Selain dampak fisiologis, panas ekstrem memiliki dampak lain pada anak-anak, termasuk terganggunya pendidikan.
Shruti Agarwal, penasihat senior perubahan iklim dan ekonomi berkelanjutan di Save the Children, mengatakan cuaca panas yang ekstrem semakin menyebabkan penutupan sekolah, yang memengaruhi prestasi akademik.
Awal tahun ini, Sudan Selatan menutup semua sekolah sebagai persiapan menghadapi gelombang panas bersuhu 45 derajat Celcius yang diperkirakan akan berlangsung selama dua minggu.
"Seiring dengan meningkatnya jumlah hari yang panas, kita akan melihat hasil belajar anak-anak akan terpengaruh, yang pada gilirannya akan berdampak pada pengembangan sumber daya manusia," ujar Shruti.

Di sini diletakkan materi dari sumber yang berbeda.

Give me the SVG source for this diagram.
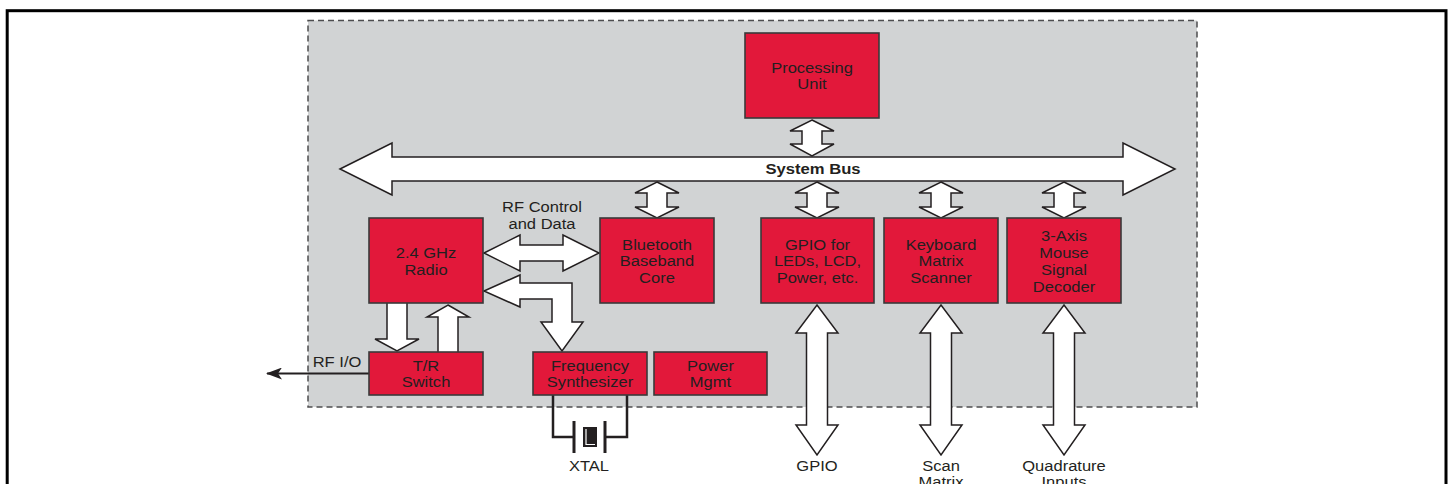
<svg xmlns="http://www.w3.org/2000/svg" width="1449" height="484" viewBox="0 0 1449 484">
<defs>
<style>
.frame{fill:none;stroke:#000;stroke-width:3}
.panel{fill:#d1d3d4;stroke:#4d4d4f;stroke-width:1.5;stroke-dasharray:6 4}
.blk{fill:#e2183a;stroke:#3a3a3a;stroke-width:1.6}
.arr{fill:#fff;stroke:#231f20;stroke-width:1.5;stroke-linejoin:miter}
.wire{fill:none;stroke:#231f20;stroke-width:2.5}
.plate{fill:none;stroke:#231f20;stroke-width:3}
.t{font-family:"Liberation Sans",Arial,sans-serif;font-size:14.5px;fill:#231f20;text-anchor:middle}
.tb{font-family:"Liberation Sans",Arial,sans-serif;font-size:15px;font-weight:bold;fill:#231f20;text-anchor:middle}
</style>
<marker id="ah" viewBox="0 0 16 12" refX="15" refY="6" markerWidth="16" markerHeight="12" markerUnits="userSpaceOnUse" orient="auto">
<path d="M16,6 L0,0 L4,6 L0,12 Z" fill="#231f20"/>
</marker>
</defs>
<rect class="frame" x="7.2" y="10.7" width="1438.8" height="500"/>
<rect class="panel" x="308" y="20.5" width="889" height="386.5"/>

<g id="connectors">
<polygon class="arr" points="340,169 392,143 392,157 1123,157 1123,143 1175,169 1123,195 1123,181 392,181 392,195"/>
<polygon class="arr" points="812,120 834,131 822,131 822,144 834,144 812,156 790,144 802,144 802,131 790,131"/>
<polygon class="arr" points="657,182 679,193 667,193 667,207 679,207 657,218 635,207 647,207 647,193 635,193"/>
<polygon class="arr" points="817,182 839,193 827,193 827,207 839,207 817,218 795,207 807,207 807,193 795,193"/>
<polygon class="arr" points="941,182 963,193 951,193 951,207 963,207 941,218 919,207 931,207 931,193 919,193"/>
<polygon class="arr" points="1064,182 1086,193 1074,193 1074,207 1086,207 1064,218 1042,207 1054,207 1054,193 1042,193"/>
<polygon class="arr" points="484,253 520,235 520,245 563,245 563,235 599,253 563,271 563,261 520,261 520,271"/>
<polygon class="arr" points="484,291 520,275 520,283 572,283 572,322 583,322 562,351 541,322 552,322 552,299 520,299 520,307"/>
<polygon class="arr" points="387,300 407,300 407,339 419,339 397,351 375,339 387,339"/>
<polygon class="arr" points="448,305 469,317 458,317 458,355 438,355 438,317 427,317"/>
<polygon class="arr" points="817,305 838,333 827.5,333 827.5,425 838,425 817,455 796,425 806.5,425 806.5,333 796,333"/>
<polygon class="arr" points="941,305 962,333 951.5,333 951.5,425 962,425 941,455 920,425 930.5,425 930.5,333 920,333"/>
<polygon class="arr" points="1064,305 1085,333 1074.5,333 1074.5,425 1085,425 1064,455 1043,425 1053.5,425 1053.5,333 1043,333"/>
<line x1="369" y1="373.5" x2="267" y2="373.5" stroke="#231f20" stroke-width="2.2" marker-end="url(#ah)"/>
<path class="wire" d="M553,395 V437 H574 M627,395 V437 H605"/>
</g>

<g id="system-bus-label"><text class="tb" transform="translate(813 174) scale(1.11 1)">System Bus</text></g>

<g id="processing-unit">
<rect class="blk" x="745" y="33" width="134" height="85"/>
<text class="t" transform="translate(812 73) scale(1.14 1)"><tspan x="0">Processing</tspan><tspan x="0" dy="16.5">Unit</tspan></text>
</g>
<g id="radio">
<rect class="blk" x="369" y="218" width="114" height="85"/>
<text class="t" transform="translate(426 258) scale(1.14 1)"><tspan x="0">2.4 GHz</tspan><tspan x="0" dy="17">Radio</tspan></text>
</g>
<g id="baseband">
<rect class="blk" x="600" y="218" width="114" height="85"/>
<text class="t" transform="translate(657 250) scale(1.14 1)"><tspan x="0">Bluetooth</tspan><tspan x="0" dy="16.5">Baseband</tspan><tspan x="0" dy="16.5">Core</tspan></text>
</g>
<g id="gpio-block">
<rect class="blk" x="761" y="218" width="113" height="85"/>
<text class="t" transform="translate(817.5 250) scale(1.14 1)"><tspan x="0">GPIO for</tspan><tspan x="0" dy="16.5">LEDs, LCD,</tspan><tspan x="0" dy="16.5">Power, etc.</tspan></text>
</g>
<g id="keyboard">
<rect class="blk" x="884" y="218" width="114" height="85"/>
<text class="t" transform="translate(941 250) scale(1.14 1)"><tspan x="0">Keyboard</tspan><tspan x="0" dy="16.5">Matrix</tspan><tspan x="0" dy="16.5">Scanner</tspan></text>
</g>
<g id="mouse">
<rect class="blk" x="1007" y="218" width="114" height="85"/>
<text class="t" transform="translate(1064 241) scale(1.14 1)"><tspan x="0">3-Axis</tspan><tspan x="0" dy="17">Mouse</tspan><tspan x="0" dy="17">Signal</tspan><tspan x="0" dy="17">Decoder</tspan></text>
</g>
<g id="tr-switch">
<rect class="blk" x="369" y="352" width="114" height="43"/>
<text class="t" transform="translate(426 371) scale(1.14 1)"><tspan x="0">T/R</tspan><tspan x="0" dy="16">Switch</tspan></text>
</g>
<g id="freq-synth">
<rect class="blk" x="533" y="352" width="114" height="43"/>
<text class="t" transform="translate(590 371) scale(1.14 1)"><tspan x="0">Frequency</tspan><tspan x="0" dy="16">Synthesizer</tspan></text>
</g>
<g id="power-mgmt">
<rect class="blk" x="654" y="352" width="113" height="43"/>
<text class="t" transform="translate(710.5 371) scale(1.14 1)"><tspan x="0">Power</tspan><tspan x="0" dy="16">Mgmt</tspan></text>
</g>
<g id="xtal">
<line class="plate" x1="574" y1="421" x2="574" y2="453"/>
<line class="plate" x1="605" y1="421" x2="605" y2="453"/>
<rect x="583" y="427" width="14" height="20" fill="#231f20"/>
<path d="M586,429 V444.5 H595" fill="none" stroke="#fff" stroke-width="1.2"/>
<text class="t" transform="translate(589 471) scale(1.14 1)">XTAL</text>
</g>
<g id="labels">
<text class="t" transform="translate(542 212) scale(1.14 1)"><tspan x="0">RF Control</tspan><tspan x="0" dy="17.5">and Data</tspan></text>
<text class="t" transform="translate(337 367) scale(1.14 1)">RF I/O</text>
<text class="t" transform="translate(817 471) scale(1.14 1)">GPIO</text>
<text class="t" transform="translate(941 471) scale(1.14 1)"><tspan x="0">Scan</tspan><tspan x="0" dy="16.5">Matrix</tspan></text>
<text class="t" transform="translate(1064 471) scale(1.14 1)"><tspan x="0">Quadrature</tspan><tspan x="0" dy="16.5">Inputs</tspan></text>
</g>
</svg>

Shruti mengatakan, mungkin juga ada risiko tidak langsung terhadap kesehatan anak jika suhu panas ekstrem, misalnya, menyebabkan gagal panen atau inflasi harga pangan, sehingga menyebabkan kekurangan gizi pada anak.
Untuk meminimalkan dampak panas ekstrem pada anak-anak, sistem kesehatan dan pendidikan harus diperlengkapi untuk mengatasinya, dan anak-anak harus dilibatkan secara aktif dalam perencanaan dan pelaksanaan.
Unicef merekomendasikan agar negara-negara melakukan tindakan iklim yang menegakkan hak anak-anak untuk mendapatkan lingkungan yang bersih, sehat, dan berkelanjutan dengan mengurangi emisi dan memenuhi perjanjian perubahan iklim.
“Masih ada harapan untuk masa depan, tetapi kita harus bertindak sekarang. Nanti sudah terlambat,” kata David Knaute, , dikutip dari The Guardian, Rabu (14/8).